#### COLLECTED MATERIAL:
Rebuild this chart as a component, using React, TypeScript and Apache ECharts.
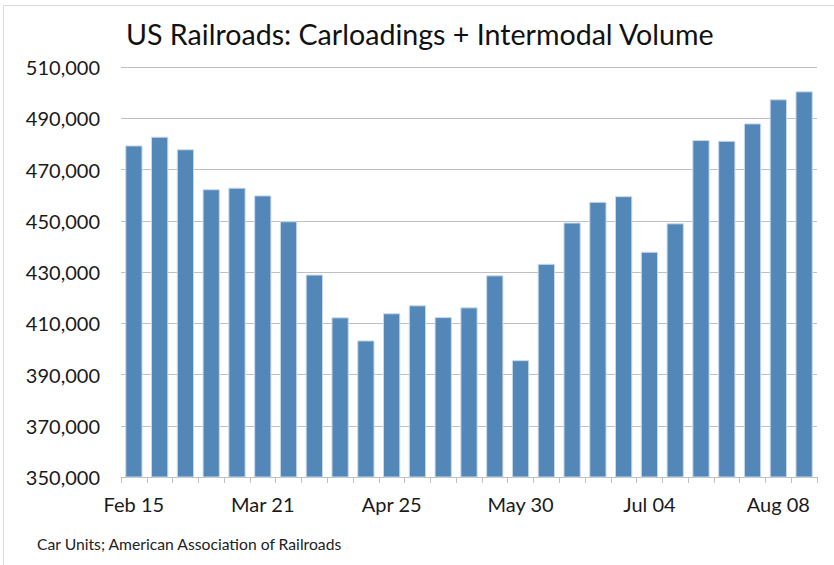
import React, { useEffect, useRef } from "react";
import * as echarts from "echarts";

const categories = [
  "Feb 15", "Feb 22", "Feb 29", "Mar 07", "Mar 14", "Mar 21", "Mar 28",
  "Apr 04", "Apr 11", "Apr 18", "Apr 25", "May 02", "May 09", "May 16",
  "May 23", "May 30", "Jun 06", "Jun 13", "Jun 20", "Jun 27", "Jul 04",
  "Jul 11", "Jul 18", "Jul 25", "Aug 01", "Aug 08", "Aug 15",
];

const volume = [
  479400, 482800, 477900, 462300, 462900, 459900, 449800,
  429000, 412300, 403300, 413900, 417000, 412400, 416200,
  428700, 395600, 433200, 449300, 457400, 459600, 437900,
  449000, 481500, 481200, 488000, 497400, 500500,
];

const titleText = "US Railroads: Carloadings + Intermodal Volume";
const sourceText = "Car Units; American Association of Railroads";

const FONT = "Lato, 'Noto Sans', sans-serif";

export default function App() {
  const ref = useRef<HTMLDivElement>(null);

  useEffect(() => {
    if (!ref.current) return;
    const chart = echarts.init(ref.current, null, { renderer: "svg" });
    chart.setOption({
      animation: false,
      backgroundColor: "#ffffff",
      title: {
        text: titleText,
        left: 121,
        top: 14,
        textStyle: {
          fontFamily: FONT,
          fontSize: 28.6,
          fontWeight: "normal",
          color: "#111111",
        },
      },
      graphic: [
        {
          type: "rect",
          shape: { x: 3.5, y: 5.5, width: 1000, height: 1000 },
          style: { fill: "none", stroke: "#d9d9d9", lineWidth: 1 },
          silent: true,
        },
        {
          type: "text",
          left: 37,
          top: 536,
          style: {
            text: sourceText,
            fontFamily: FONT,
            fontSize: 15.7,
            fill: "#222222",
          },
        },
      ],
      grid: {
        left: 121,
        right: 17,
        top: 67,
        bottom: 88,
        containLabel: false,
      },
      xAxis: {
        type: "category",
        data: categories,
        axisLine: { show: true, lineStyle: { color: "#bfbfbf", width: 1 } },
        axisTick: {
          show: true,
          interval: 0,
          alignWithLabel: false,
          length: 6,
          lineStyle: { color: "#bfbfbf" },
        },
        axisLabel: {
          interval: 4,
          fontFamily: FONT,
          fontSize: 20,
          color: "#1a1a1a",
          margin: 17,
        },
      },
      yAxis: {
        type: "value",
        min: 350000,
        max: 510000,
        interval: 20000,
        axisLine: { show: false },
        axisTick: { show: false },
        splitLine: { show: true, lineStyle: { color: "#c0c0c0", width: 1 } },
        axisLabel: {
          fontFamily: FONT,
          fontSize: 20,
          color: "#1a1a1a",
          margin: 21,
          formatter: (v: number) => v.toLocaleString("en-US"),
        },
      },
      series: [
        {
          type: "bar",
          data: volume,
          barCategoryGap: "33%",
          itemStyle: {
            color: "#5387b7",
            borderColor: "#c9daea",
            borderWidth: 1,
          },
        },
      ],
    });
    return () => chart.dispose();
  }, []);

  return (
    <div
      ref={ref}
      style={{ position: "absolute", left: 0, top: 0, width: 834, height: 565 }}
    />
  );
}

#### PROBLEM STATEMENT:
Repeat the material above in full and exactly, apart from the pictures.

#### ANSWER TO THE TASK:
Rebuild this chart as a component, using React, TypeScript and Apache ECharts.
import React, { useEffect, useRef } from "react";
import * as echarts from "echarts";

const categories = [
  "Feb 15", "Feb 22", "Feb 29", "Mar 07", "Mar 14", "Mar 21", "Mar 28",
  "Apr 04", "Apr 11", "Apr 18", "Apr 25", "May 02", "May 09", "May 16",
  "May 23", "May 30", "Jun 06", "Jun 13", "Jun 20", "Jun 27", "Jul 04",
  "Jul 11", "Jul 18", "Jul 25", "Aug 01", "Aug 08", "Aug 15",
];

const volume = [
  479400, 482800, 477900, 462300, 462900, 459900, 449800,
  429000, 412300, 403300, 413900, 417000, 412400, 416200,
  428700, 395600, 433200, 449300, 457400, 459600, 437900,
  449000, 481500, 481200, 488000, 497400, 500500,
];

const titleText = "US Railroads: Carloadings + Intermodal Volume";
const sourceText = "Car Units; American Association of Railroads";

const FONT = "Lato, 'Noto Sans', sans-serif";

export default function App() {
  const ref = useRef<HTMLDivElement>(null);

  useEffect(() => {
    if (!ref.current) return;
    const chart = echarts.init(ref.current, null, { renderer: "svg" });
    chart.setOption({
      animation: false,
      backgroundColor: "#ffffff",
      title: {
        text: titleText,
        left: 121,
        top: 14,
        textStyle: {
          fontFamily: FONT,
          fontSize: 28.6,
          fontWeight: "normal",
          color: "#111111",
        },
      },
      graphic: [
        {
          type: "rect",
          shape: { x: 3.5, y: 5.5, width: 1000, height: 1000 },
          style: { fill: "none", stroke: "#d9d9d9", lineWidth: 1 },
          silent: true,
        },
        {
          type: "text",
          left: 37,
          top: 536,
          style: {
            text: sourceText,
            fontFamily: FONT,
            fontSize: 15.7,
            fill: "#222222",
          },
        },
      ],
      grid: {
        left: 121,
        right: 17,
        top: 67,
        bottom: 88,
        containLabel: false,
      },
      xAxis: {
        type: "category",
        data: categories,
        axisLine: { show: true, lineStyle: { color: "#bfbfbf", width: 1 } },
        axisTick: {
          show: true,
          interval: 0,
          alignWithLabel: false,
          length: 6,
          lineStyle: { color: "#bfbfbf" },
        },
        axisLabel: {
          interval: 4,
          fontFamily: FONT,
          fontSize: 20,
          color: "#1a1a1a",
          margin: 17,
        },
      },
      yAxis: {
        type: "value",
        min: 350000,
        max: 510000,
        interval: 20000,
        axisLine: { show: false },
        axisTick: { show: false },
        splitLine: { show: true, lineStyle: { color: "#c0c0c0", width: 1 } },
        axisLabel: {
          fontFamily: FONT,
          fontSize: 20,
          color: "#1a1a1a",
          margin: 21,
          formatter: (v: number) => v.toLocaleString("en-US"),
        },
      },
      series: [
        {
          type: "bar",
          data: volume,
          barCategoryGap: "33%",
          itemStyle: {
            color: "#5387b7",
            borderColor: "#c9daea",
            borderWidth: 1,
          },
        },
      ],
    });
    return () => chart.dispose();
  }, []);

  return (
    <div
      ref={ref}
      style={{ position: "absolute", left: 0, top: 0, width: 834, height: 565 }}
    />
  );
}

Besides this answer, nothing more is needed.